■ **WHAT TO DO**:
Write out the data below exactly as given, without any of its pictures.
━━━━━━━━
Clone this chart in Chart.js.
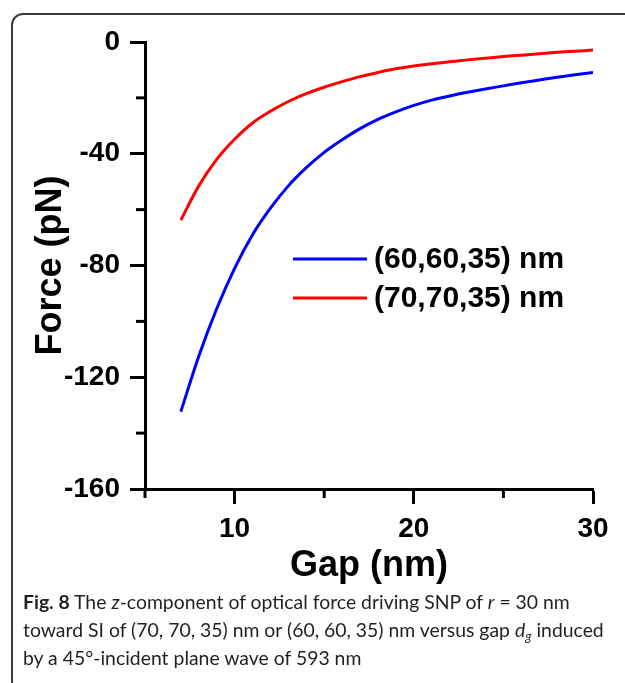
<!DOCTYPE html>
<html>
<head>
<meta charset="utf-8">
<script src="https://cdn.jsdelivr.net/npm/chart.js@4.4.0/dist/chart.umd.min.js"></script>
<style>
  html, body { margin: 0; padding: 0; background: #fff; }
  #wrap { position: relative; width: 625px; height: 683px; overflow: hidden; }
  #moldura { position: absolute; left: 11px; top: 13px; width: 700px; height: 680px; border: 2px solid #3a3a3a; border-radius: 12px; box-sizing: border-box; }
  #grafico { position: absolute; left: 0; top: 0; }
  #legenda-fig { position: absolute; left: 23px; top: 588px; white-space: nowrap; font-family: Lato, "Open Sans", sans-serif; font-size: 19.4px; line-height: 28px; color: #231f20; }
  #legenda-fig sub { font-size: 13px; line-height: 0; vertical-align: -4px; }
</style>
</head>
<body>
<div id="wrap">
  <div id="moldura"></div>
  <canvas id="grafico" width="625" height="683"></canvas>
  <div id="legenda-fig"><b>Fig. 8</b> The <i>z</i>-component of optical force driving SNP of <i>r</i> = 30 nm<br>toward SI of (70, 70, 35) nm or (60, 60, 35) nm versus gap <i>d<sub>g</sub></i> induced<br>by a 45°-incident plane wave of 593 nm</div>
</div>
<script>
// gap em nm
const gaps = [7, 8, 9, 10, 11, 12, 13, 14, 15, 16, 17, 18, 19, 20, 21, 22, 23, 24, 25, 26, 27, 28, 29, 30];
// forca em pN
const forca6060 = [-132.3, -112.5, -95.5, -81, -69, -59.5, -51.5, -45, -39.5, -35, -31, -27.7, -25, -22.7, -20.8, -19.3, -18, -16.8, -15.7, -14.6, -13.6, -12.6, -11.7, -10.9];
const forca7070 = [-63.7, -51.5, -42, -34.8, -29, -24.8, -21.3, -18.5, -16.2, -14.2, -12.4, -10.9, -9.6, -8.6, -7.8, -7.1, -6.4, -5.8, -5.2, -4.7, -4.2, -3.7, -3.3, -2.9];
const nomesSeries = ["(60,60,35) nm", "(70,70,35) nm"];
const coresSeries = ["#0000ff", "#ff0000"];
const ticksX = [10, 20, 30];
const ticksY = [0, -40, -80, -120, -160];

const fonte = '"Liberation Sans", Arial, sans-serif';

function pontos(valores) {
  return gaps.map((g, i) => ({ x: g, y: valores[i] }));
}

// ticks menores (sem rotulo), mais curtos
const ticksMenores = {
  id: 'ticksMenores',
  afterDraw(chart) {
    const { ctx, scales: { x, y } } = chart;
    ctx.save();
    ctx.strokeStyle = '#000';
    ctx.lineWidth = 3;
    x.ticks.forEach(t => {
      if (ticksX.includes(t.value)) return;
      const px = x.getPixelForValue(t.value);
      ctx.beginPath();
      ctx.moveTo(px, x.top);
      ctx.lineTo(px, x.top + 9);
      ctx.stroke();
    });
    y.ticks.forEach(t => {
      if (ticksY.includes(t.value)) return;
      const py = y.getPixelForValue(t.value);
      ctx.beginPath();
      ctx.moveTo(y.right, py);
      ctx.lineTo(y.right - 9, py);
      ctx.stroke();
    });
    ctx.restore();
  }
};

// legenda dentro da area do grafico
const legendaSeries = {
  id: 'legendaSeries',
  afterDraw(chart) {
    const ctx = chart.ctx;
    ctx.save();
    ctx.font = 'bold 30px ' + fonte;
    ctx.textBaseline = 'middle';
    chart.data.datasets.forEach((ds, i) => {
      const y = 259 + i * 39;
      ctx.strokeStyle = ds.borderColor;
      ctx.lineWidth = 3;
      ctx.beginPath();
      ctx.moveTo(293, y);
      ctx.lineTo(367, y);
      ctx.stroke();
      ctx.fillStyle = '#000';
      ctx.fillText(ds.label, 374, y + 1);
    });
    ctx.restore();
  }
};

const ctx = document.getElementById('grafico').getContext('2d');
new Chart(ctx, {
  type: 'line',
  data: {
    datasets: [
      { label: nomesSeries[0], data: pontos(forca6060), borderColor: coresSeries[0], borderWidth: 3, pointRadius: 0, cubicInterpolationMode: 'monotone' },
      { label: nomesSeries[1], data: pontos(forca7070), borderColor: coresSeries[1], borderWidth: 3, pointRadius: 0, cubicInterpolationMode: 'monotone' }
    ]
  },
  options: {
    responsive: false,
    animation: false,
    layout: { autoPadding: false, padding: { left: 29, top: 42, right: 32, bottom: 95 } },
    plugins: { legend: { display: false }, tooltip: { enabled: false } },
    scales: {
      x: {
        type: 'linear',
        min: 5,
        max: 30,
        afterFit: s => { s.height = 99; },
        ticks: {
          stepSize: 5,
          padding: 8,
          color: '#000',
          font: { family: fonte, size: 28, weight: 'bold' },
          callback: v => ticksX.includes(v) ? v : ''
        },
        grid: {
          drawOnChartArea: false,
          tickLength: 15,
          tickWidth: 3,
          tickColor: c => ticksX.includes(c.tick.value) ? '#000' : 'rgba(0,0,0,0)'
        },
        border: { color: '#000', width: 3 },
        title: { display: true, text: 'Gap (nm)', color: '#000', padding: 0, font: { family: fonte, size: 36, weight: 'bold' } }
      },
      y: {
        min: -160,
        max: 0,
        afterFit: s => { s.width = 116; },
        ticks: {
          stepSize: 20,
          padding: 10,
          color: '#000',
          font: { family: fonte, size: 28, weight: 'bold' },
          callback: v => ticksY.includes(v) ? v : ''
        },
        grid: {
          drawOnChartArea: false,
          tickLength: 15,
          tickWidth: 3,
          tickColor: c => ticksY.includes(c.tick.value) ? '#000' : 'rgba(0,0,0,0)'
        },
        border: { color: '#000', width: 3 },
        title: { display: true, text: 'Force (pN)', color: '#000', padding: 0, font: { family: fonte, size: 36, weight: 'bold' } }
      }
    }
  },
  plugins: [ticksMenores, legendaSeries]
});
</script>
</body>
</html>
━━━━━━━━
■ **SOLUTION FOR THIS PROBLEM**:
Clone this chart in Chart.js.
<!DOCTYPE html>
<html>
<head>
<meta charset="utf-8">
<script src="https://cdn.jsdelivr.net/npm/chart.js@4.4.0/dist/chart.umd.min.js"></script>
<style>
  html, body { margin: 0; padding: 0; background: #fff; }
  #wrap { position: relative; width: 625px; height: 683px; overflow: hidden; }
  #moldura { position: absolute; left: 11px; top: 13px; width: 700px; height: 680px; border: 2px solid #3a3a3a; border-radius: 12px; box-sizing: border-box; }
  #grafico { position: absolute; left: 0; top: 0; }
  #legenda-fig { position: absolute; left: 23px; top: 588px; white-space: nowrap; font-family: Lato, "Open Sans", sans-serif; font-size: 19.4px; line-height: 28px; color: #231f20; }
  #legenda-fig sub { font-size: 13px; line-height: 0; vertical-align: -4px; }
</style>
</head>
<body>
<div id="wrap">
  <div id="moldura"></div>
  <canvas id="grafico" width="625" height="683"></canvas>
  <div id="legenda-fig"><b>Fig. 8</b> The <i>z</i>-component of optical force driving SNP of <i>r</i> = 30 nm<br>toward SI of (70, 70, 35) nm or (60, 60, 35) nm versus gap <i>d<sub>g</sub></i> induced<br>by a 45°-incident plane wave of 593 nm</div>
</div>
<script>
// gap em nm
const gaps = [7, 8, 9, 10, 11, 12, 13, 14, 15, 16, 17, 18, 19, 20, 21, 22, 23, 24, 25, 26, 27, 28, 29, 30];
// forca em pN
const forca6060 = [-132.3, -112.5, -95.5, -81, -69, -59.5, -51.5, -45, -39.5, -35, -31, -27.7, -25, -22.7, -20.8, -19.3, -18, -16.8, -15.7, -14.6, -13.6, -12.6, -11.7, -10.9];
const forca7070 = [-63.7, -51.5, -42, -34.8, -29, -24.8, -21.3, -18.5, -16.2, -14.2, -12.4, -10.9, -9.6, -8.6, -7.8, -7.1, -6.4, -5.8, -5.2, -4.7, -4.2, -3.7, -3.3, -2.9];
const nomesSeries = ["(60,60,35) nm", "(70,70,35) nm"];
const coresSeries = ["#0000ff", "#ff0000"];
const ticksX = [10, 20, 30];
const ticksY = [0, -40, -80, -120, -160];

const fonte = '"Liberation Sans", Arial, sans-serif';

function pontos(valores) {
  return gaps.map((g, i) => ({ x: g, y: valores[i] }));
}

// ticks menores (sem rotulo), mais curtos
const ticksMenores = {
  id: 'ticksMenores',
  afterDraw(chart) {
    const { ctx, scales: { x, y } } = chart;
    ctx.save();
    ctx.strokeStyle = '#000';
    ctx.lineWidth = 3;
    x.ticks.forEach(t => {
      if (ticksX.includes(t.value)) return;
      const px = x.getPixelForValue(t.value);
      ctx.beginPath();
      ctx.moveTo(px, x.top);
      ctx.lineTo(px, x.top + 9);
      ctx.stroke();
    });
    y.ticks.forEach(t => {
      if (ticksY.includes(t.value)) return;
      const py = y.getPixelForValue(t.value);
      ctx.beginPath();
      ctx.moveTo(y.right, py);
      ctx.lineTo(y.right - 9, py);
      ctx.stroke();
    });
    ctx.restore();
  }
};

// legenda dentro da area do grafico
const legendaSeries = {
  id: 'legendaSeries',
  afterDraw(chart) {
    const ctx = chart.ctx;
    ctx.save();
    ctx.font = 'bold 30px ' + fonte;
    ctx.textBaseline = 'middle';
    chart.data.datasets.forEach((ds, i) => {
      const y = 259 + i * 39;
      ctx.strokeStyle = ds.borderColor;
      ctx.lineWidth = 3;
      ctx.beginPath();
      ctx.moveTo(293, y);
      ctx.lineTo(367, y);
      ctx.stroke();
      ctx.fillStyle = '#000';
      ctx.fillText(ds.label, 374, y + 1);
    });
    ctx.restore();
  }
};

const ctx = document.getElementById('grafico').getContext('2d');
new Chart(ctx, {
  type: 'line',
  data: {
    datasets: [
      { label: nomesSeries[0], data: pontos(forca6060), borderColor: coresSeries[0], borderWidth: 3, pointRadius: 0, cubicInterpolationMode: 'monotone' },
      { label: nomesSeries[1], data: pontos(forca7070), borderColor: coresSeries[1], borderWidth: 3, pointRadius: 0, cubicInterpolationMode: 'monotone' }
    ]
  },
  options: {
    responsive: false,
    animation: false,
    layout: { autoPadding: false, padding: { left: 29, top: 42, right: 32, bottom: 95 } },
    plugins: { legend: { display: false }, tooltip: { enabled: false } },
    scales: {
      x: {
        type: 'linear',
        min: 5,
        max: 30,
        afterFit: s => { s.height = 99; },
        ticks: {
          stepSize: 5,
          padding: 8,
          color: '#000',
          font: { family: fonte, size: 28, weight: 'bold' },
          callback: v => ticksX.includes(v) ? v : ''
        },
        grid: {
          drawOnChartArea: false,
          tickLength: 15,
          tickWidth: 3,
          tickColor: c => ticksX.includes(c.tick.value) ? '#000' : 'rgba(0,0,0,0)'
        },
        border: { color: '#000', width: 3 },
        title: { display: true, text: 'Gap (nm)', color: '#000', padding: 0, font: { family: fonte, size: 36, weight: 'bold' } }
      },
      y: {
        min: -160,
        max: 0,
        afterFit: s => { s.width = 116; },
        ticks: {
          stepSize: 20,
          padding: 10,
          color: '#000',
          font: { family: fonte, size: 28, weight: 'bold' },
          callback: v => ticksY.includes(v) ? v : ''
        },
        grid: {
          drawOnChartArea: false,
          tickLength: 15,
          tickWidth: 3,
          tickColor: c => ticksY.includes(c.tick.value) ? '#000' : 'rgba(0,0,0,0)'
        },
        border: { color: '#000', width: 3 },
        title: { display: true, text: 'Force (pN)', color: '#000', padding: 0, font: { family: fonte, size: 36, weight: 'bold' } }
      }
    }
  },
  plugins: [ticksMenores, legendaSeries]
});
</script>
</body>
</html>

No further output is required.